March 15, 2014 in City

Corridor funding a victim of transportation bill failure

By The Spokesman-Review
 

OLYMPIA – There were some hits and some misses for legislation tied to Spokane in the 2014 session.

Many Spokane leaders hoped for more money for the North Spokane Corridor that would connect U.S. Highway 395 with Interstate 90. Last year’s House transportation package had $480 million for the next phase, and the Senate package had $790 million to complete the project. But the transportation package died without a compromise, and with it new money for the corridor as well as a widening of the road from I-90 to Cheney and some other local projects.

The relatively small supplemental capital budget, which pays for major construction projects other than transportation, died Thursday night in the Senate when a parliamentary effort to force it to the floor failed on a party-line vote. Among the projects listed was an extra $1 million for Spokane Valley Tech. Although Republicans said it was a procedural vote, Sen. Andy Billig, D-Spokane, called it a vote on whether to spend the money on Valley Tech.
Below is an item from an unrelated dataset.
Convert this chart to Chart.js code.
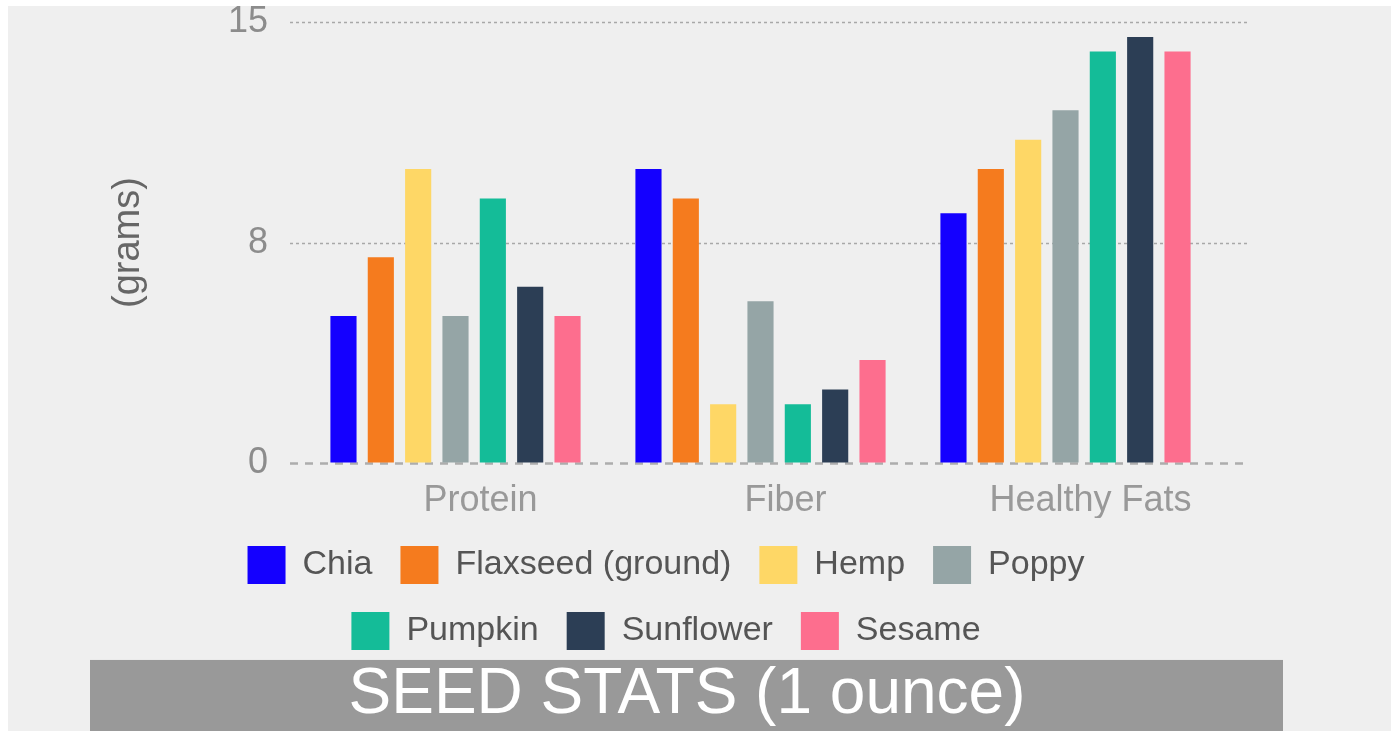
<!DOCTYPE html>
<html>
<head>
<meta charset="utf-8">
<script src="https://cdn.jsdelivr.net/npm/chart.js@4/dist/chart.umd.min.js"></script>
<style>
  html, body { margin: 0; padding: 0; background: #ffffff; overflow: hidden; }
  #wrap { position: absolute; left: 8px; top: 6px; width: 1383px; height: 725px; background: #efefef; }
</style>
</head>
<body>
<div id="wrap"><canvas id="chart1"></canvas></div>
<script>
const nutrients = ['Protein', 'Fiber', 'Healthy Fats'];
const seeds = ['Chia', 'Flaxseed (ground)', 'Hemp', 'Poppy', 'Pumpkin', 'Sunflower', 'Sesame'];
const chia = [5, 10, 8.5];
const flaxseed = [7, 9, 10];
const hemp = [10, 2, 11];
const poppy = [5, 5.5, 12];
const pumpkin = [9, 2, 14];
const sunflower = [6, 2.5, 14.5];
const sesame = [5, 3.5, 14];
const yTicks = [0, 7.5, 15];

const seedValues = [chia, flaxseed, hemp, poppy, pumpkin, sunflower, sesame];
const seedColors = ['#1400ff', '#f57b1e', '#fed766', '#95a5a6', '#14bc98', '#2c3e55', '#fd6e8e'];

const fontName = '"Liberation Sans", Arial, sans-serif';
const legendWrapWidth = 980;

// grey band behind the title, title text nudged right like the original
const titleBand = {
    id: 'titleBand',
    afterLayout(chart) {
        const t = chart.titleBlock;
        t.left += 21;
        t.right += 21;
    },
    beforeDraw(chart) {
        const t = chart.titleBlock;
        const ctx = chart.ctx;
        ctx.save();
        ctx.fillStyle = '#999999';
        ctx.fillRect(82, t.top, 1193, t.height + 20);
        ctx.restore();
    }
};

// legend wraps after 4 items like the original
const legendWrap = {
    id: 'legendWrap',
    beforeLayout(chart) {
        const lg = chart.legend;
        if (lg && !lg._wrapPatched) {
            const origFit = lg.fit;
            lg.fit = function () {
                this.maxWidth = Math.min(this.maxWidth, legendWrapWidth);
                origFit.call(this);
            };
            lg._wrapPatched = true;
        }
    }
};

// dashed grid lines, a bit wider than the plot, the zero line coarser
const dashedGrid = {
    id: 'dashedGrid',
    beforeDatasetsDraw(chart) {
        const y = chart.scales.y;
        const area = chart.chartArea;
        const ctx = chart.ctx;
        ctx.save();
        y.ticks.forEach(t => {
            const py = Math.round(y.getPixelForValue(t.value)) + 0.5;
            if (t.value === 0) {
                ctx.strokeStyle = '#adadad';
                ctx.lineWidth = 2.5;
                ctx.setLineDash([8, 7]);
            } else {
                ctx.strokeStyle = '#a8a8a8';
                ctx.lineWidth = 1.5;
                ctx.setLineDash([3, 3]);
            }
            ctx.beginPath();
            ctx.moveTo(area.left - 13, py);
            ctx.lineTo(area.right + 32, py);
            ctx.stroke();
        });
        ctx.restore();
    }
};

const datasets = seeds.map((name, i) => ({
    label: name,
    data: seedValues[i],
    backgroundColor: seedColors[i],
    borderWidth: 0,
    categoryPercentage: 0.857,
    barPercentage: 0.7
}));

const ctx1 = document.getElementById('chart1').getContext('2d');
window.bar1 = new Chart(ctx1, {
    type: 'bar',
    data: { labels: nutrients, datasets: datasets },
    options: {
        responsive: true,
        maintainAspectRatio: false,
        animation: false,
        layout: { padding: { left: 60, right: 127, top: 0, bottom: 0 } },
        plugins: {
            tooltip: { enabled: false },
            legend: {
                position: 'bottom',
                labels: {
                    boxWidth: 38,
                    boxHeight: 38,
                    padding: 28,
                    color: '#555555',
                    font: { family: fontName, size: 34 }
                }
            },
            title: {
                display: true,
                text: 'SEED STATS (1 ounce)',
                position: 'bottom',
                color: '#ffffff',
                padding: { top: 0, bottom: 0 },
                font: { family: fontName, size: 64, weight: 'normal', lineHeight: 1.11 }
            }
        },
        scales: {
            x: {
                grid: { display: false },
                border: { display: false },
                ticks: {
                    color: '#999999',
                    padding: 9,
                    labelOffset: 25,
                    font: { family: fontName, size: 36 }
                },
                afterFit: s => { s.height = 55; }
            },
            y: {
                min: 0,
                max: 15,
                afterBuildTicks: s => { s.ticks = yTicks.map(v => ({ value: v })); },
                grid: { display: true, color: 'rgba(0,0,0,0)', drawTicks: true, tickLength: 35 },
                border: { display: false },
                ticks: {
                    color: '#8c8c8c',
                    padding: 0,
                    font: { family: fontName, size: 36, lineHeight: 0.9 },
                    callback: v => Math.round(v)
                },
                title: {
                    display: true,
                    text: '(grams)',
                    color: '#666666',
                    padding: { top: 38, bottom: 0 },
                    font: { family: fontName, size: 38 }
                },
                afterFit: s => { s.width = 235; }
            },
            y2: {
                position: 'right',
                display: true,
                grid: { display: false },
                border: { display: false },
                ticks: { display: false },
                afterFit: s => { s.width = 46; }
            }
        }
    },
    plugins: [titleBand, legendWrap, dashedGrid]
});
</script>
</body>
</html>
Innovate Washington, which started out decades ago as the Spokane Intercollegiate Research and Technology Institute, will stop being a state agency, turn over its Riverpoint Campus Building to Washington State University and be absorbed briefly as a program for the Commerce Department before ceasing to exist in June 2015. But Spokane legislators got a letter from Commerce Director Brian Bonlender not to siphon off any of Innovate Washington’s budget appropriation for other department projects and to provide money needed to secure federal grants for projects the former agency was seeking.

A change Spokane political leaders sought in the state’s port district law passed earlier this month was signed by Gov. Jay Inslee on Thursday. It allows voters to decide whether to form a port district in one election, and then elect the commissioners in a subsequent election.

A bill that encourages state agencies to buy products that are free of polychlorinated biphenyls passed Tuesday and is on Inslee’s desk. Local officials and businesses are looking for ways to reduce the level of cancer-causing PCBs in the Spokane River, and one of those sources is yellow paint used for road striping. Agencies would develop policies with a “preference” for buying PCB-free items, but it wouldn’t be required if they weren’t available or cost-effective.